- Jacqueline Whitelaw, from a 2021 news item
- Born: 29 May 1957
- Died: 20 July 2021
- Other names: Jackie Whitelaw
- Occupation(s): Journalist, editor

= Jacqueline Whitelaw =

British journalist (1957–2021)

Jacqueline Whitelaw (29 May 1957 – 20 July 2021), usually credited as Jackie Whitelaw, was a British technical journalist and editor, based in London. She focused on civil engineering, infrastructure, and transportation planning topics.

== Early life ==
Whitelaw completed a degree in history and archaeology at the University of Exeter in 1978.

== Career ==
After college, Whitelaw joined the staff of New Civil Engineer, initially as a secretary to the managing director. She served as the magazine's deputy editor from 1998 to 2009, and wrote profiles and reports for the magazine as a freelancer after 2009. From 2011 to 2013, she was editor of Transportation Professional, a publication of the Chartered Institution of Highways and Transportation (CIHT), focusing especially on London's transportation planning around the 2012 Summer Olympics. From 2014 to 2015 she was co-founder and associate editor of Infrastructure Intelligence, an online news service under the auspices of the Association for Consultancy and Engineering.
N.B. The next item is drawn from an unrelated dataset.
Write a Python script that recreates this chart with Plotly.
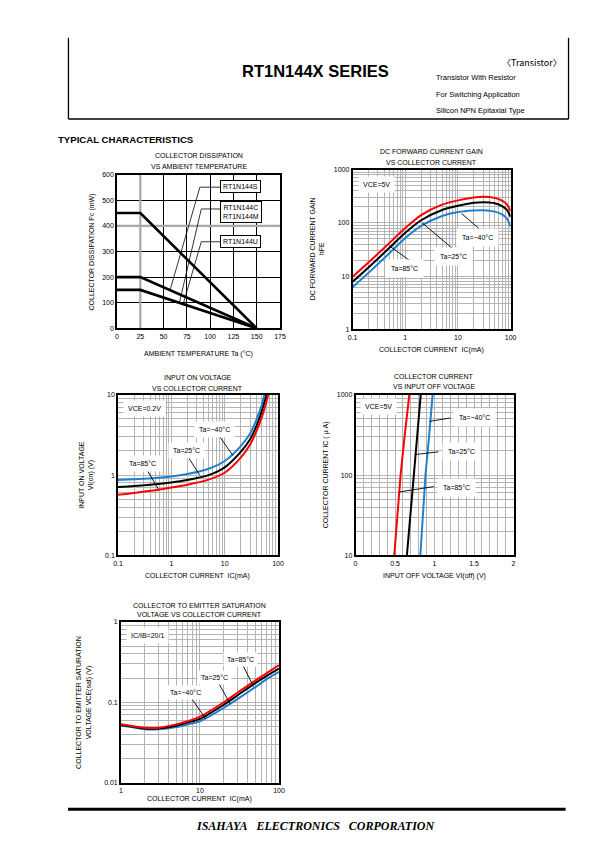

She also wrote for Public Finance.

Among her last published articles were interviews with MIT professor Caitlin Mueller and John French of Cambridge Innovation Parks, on designing for carbon neutrality standards, and an article about the use of concrete with sensors for building information modelling in Hong Kong.

== Personal life ==
Whitelaw died in 2021, aged 64 years.